**Given problem**
Show all lines that include the string "this"; copy each one.

**Raw data**
——————————
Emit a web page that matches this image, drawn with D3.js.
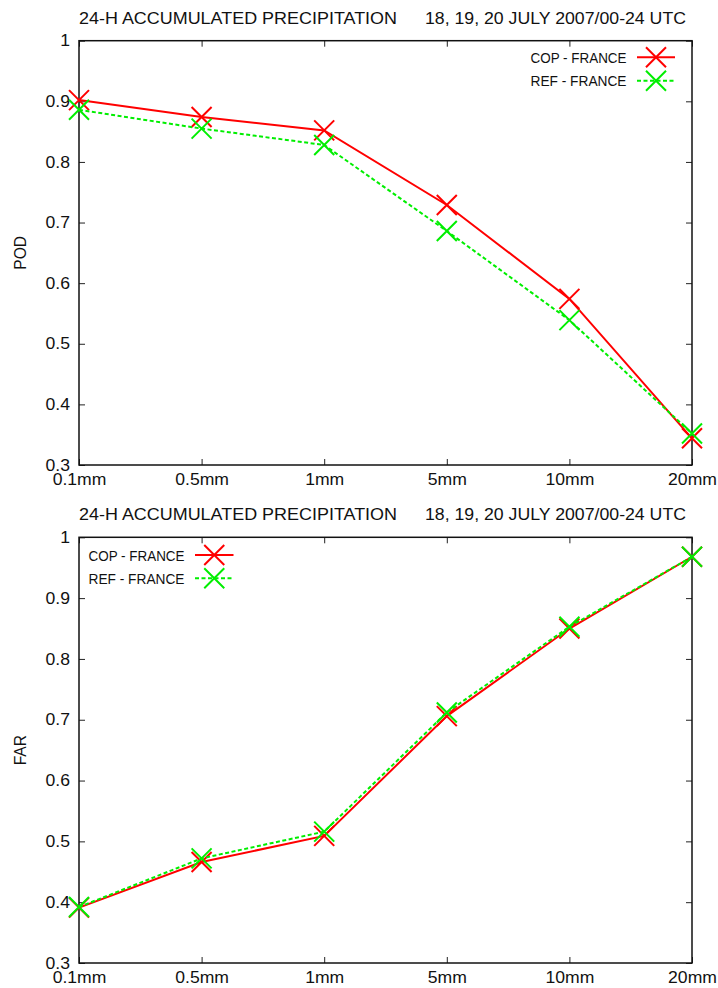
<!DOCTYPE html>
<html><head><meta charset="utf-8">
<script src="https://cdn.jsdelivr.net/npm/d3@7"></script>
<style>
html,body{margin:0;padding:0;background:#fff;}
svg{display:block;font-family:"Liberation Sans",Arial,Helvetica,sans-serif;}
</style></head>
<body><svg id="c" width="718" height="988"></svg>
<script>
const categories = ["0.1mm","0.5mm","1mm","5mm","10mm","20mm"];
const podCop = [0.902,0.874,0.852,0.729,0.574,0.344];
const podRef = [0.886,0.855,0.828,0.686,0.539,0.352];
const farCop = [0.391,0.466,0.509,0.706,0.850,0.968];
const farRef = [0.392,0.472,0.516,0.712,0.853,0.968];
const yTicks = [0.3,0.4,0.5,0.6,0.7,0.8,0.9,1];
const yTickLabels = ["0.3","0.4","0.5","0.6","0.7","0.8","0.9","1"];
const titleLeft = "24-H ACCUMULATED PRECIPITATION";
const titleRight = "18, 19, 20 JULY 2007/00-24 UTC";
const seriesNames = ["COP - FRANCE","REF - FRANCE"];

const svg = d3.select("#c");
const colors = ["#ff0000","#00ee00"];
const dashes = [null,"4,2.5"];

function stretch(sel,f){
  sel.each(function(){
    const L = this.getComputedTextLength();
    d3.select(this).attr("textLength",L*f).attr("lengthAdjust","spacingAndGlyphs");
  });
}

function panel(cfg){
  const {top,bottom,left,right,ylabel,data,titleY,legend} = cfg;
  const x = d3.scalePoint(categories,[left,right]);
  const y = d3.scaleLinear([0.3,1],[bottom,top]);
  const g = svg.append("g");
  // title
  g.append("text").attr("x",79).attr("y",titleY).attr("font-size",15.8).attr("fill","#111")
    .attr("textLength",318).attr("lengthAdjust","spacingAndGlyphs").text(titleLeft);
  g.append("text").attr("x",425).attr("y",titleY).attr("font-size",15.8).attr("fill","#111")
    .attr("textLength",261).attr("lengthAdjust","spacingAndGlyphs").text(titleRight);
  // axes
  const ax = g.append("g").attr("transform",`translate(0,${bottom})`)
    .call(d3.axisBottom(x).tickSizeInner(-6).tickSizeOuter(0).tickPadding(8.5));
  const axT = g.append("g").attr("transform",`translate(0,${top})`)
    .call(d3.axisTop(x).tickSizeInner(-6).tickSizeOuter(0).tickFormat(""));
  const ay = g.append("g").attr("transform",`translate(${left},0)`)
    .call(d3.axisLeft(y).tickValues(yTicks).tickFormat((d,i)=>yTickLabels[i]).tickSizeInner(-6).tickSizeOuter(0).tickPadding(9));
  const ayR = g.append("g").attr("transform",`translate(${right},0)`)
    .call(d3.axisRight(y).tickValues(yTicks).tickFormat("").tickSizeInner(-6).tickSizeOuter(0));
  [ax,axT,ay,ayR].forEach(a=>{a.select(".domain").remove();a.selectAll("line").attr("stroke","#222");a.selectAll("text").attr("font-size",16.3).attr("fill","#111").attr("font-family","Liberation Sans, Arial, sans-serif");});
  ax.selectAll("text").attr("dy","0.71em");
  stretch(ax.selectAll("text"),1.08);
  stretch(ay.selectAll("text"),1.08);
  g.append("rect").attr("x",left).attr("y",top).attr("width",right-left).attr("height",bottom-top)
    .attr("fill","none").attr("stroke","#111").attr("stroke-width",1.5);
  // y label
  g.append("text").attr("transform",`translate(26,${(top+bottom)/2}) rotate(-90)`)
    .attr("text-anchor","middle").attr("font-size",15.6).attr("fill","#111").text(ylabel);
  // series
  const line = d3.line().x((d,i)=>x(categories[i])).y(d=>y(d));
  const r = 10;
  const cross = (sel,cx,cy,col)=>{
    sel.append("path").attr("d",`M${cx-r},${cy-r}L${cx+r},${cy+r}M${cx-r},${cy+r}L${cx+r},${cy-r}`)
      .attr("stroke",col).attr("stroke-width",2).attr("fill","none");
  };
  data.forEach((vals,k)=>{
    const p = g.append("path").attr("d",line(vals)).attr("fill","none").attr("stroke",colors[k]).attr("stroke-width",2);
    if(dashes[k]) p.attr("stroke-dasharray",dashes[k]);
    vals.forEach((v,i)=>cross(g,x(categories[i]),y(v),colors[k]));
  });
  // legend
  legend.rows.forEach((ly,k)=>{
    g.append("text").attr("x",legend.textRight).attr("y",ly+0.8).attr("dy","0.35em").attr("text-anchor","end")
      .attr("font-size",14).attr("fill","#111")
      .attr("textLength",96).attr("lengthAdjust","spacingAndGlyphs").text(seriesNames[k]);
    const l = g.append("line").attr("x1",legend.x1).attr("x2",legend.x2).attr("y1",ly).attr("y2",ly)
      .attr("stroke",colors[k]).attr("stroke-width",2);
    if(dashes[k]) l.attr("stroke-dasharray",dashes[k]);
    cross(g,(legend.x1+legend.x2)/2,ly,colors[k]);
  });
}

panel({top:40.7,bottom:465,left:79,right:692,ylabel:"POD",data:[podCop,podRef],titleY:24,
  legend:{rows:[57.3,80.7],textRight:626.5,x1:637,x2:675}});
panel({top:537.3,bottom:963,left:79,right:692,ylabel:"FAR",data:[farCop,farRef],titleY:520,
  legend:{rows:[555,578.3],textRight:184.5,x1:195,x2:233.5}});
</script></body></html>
——————————
**Answer for the task**
Emit a web page that matches this image, drawn with D3.js.
    const L = this.getComputedTextLength();
    d3.select(this).attr("textLength",L*f).attr("lengthAdjust","spacingAndGlyphs");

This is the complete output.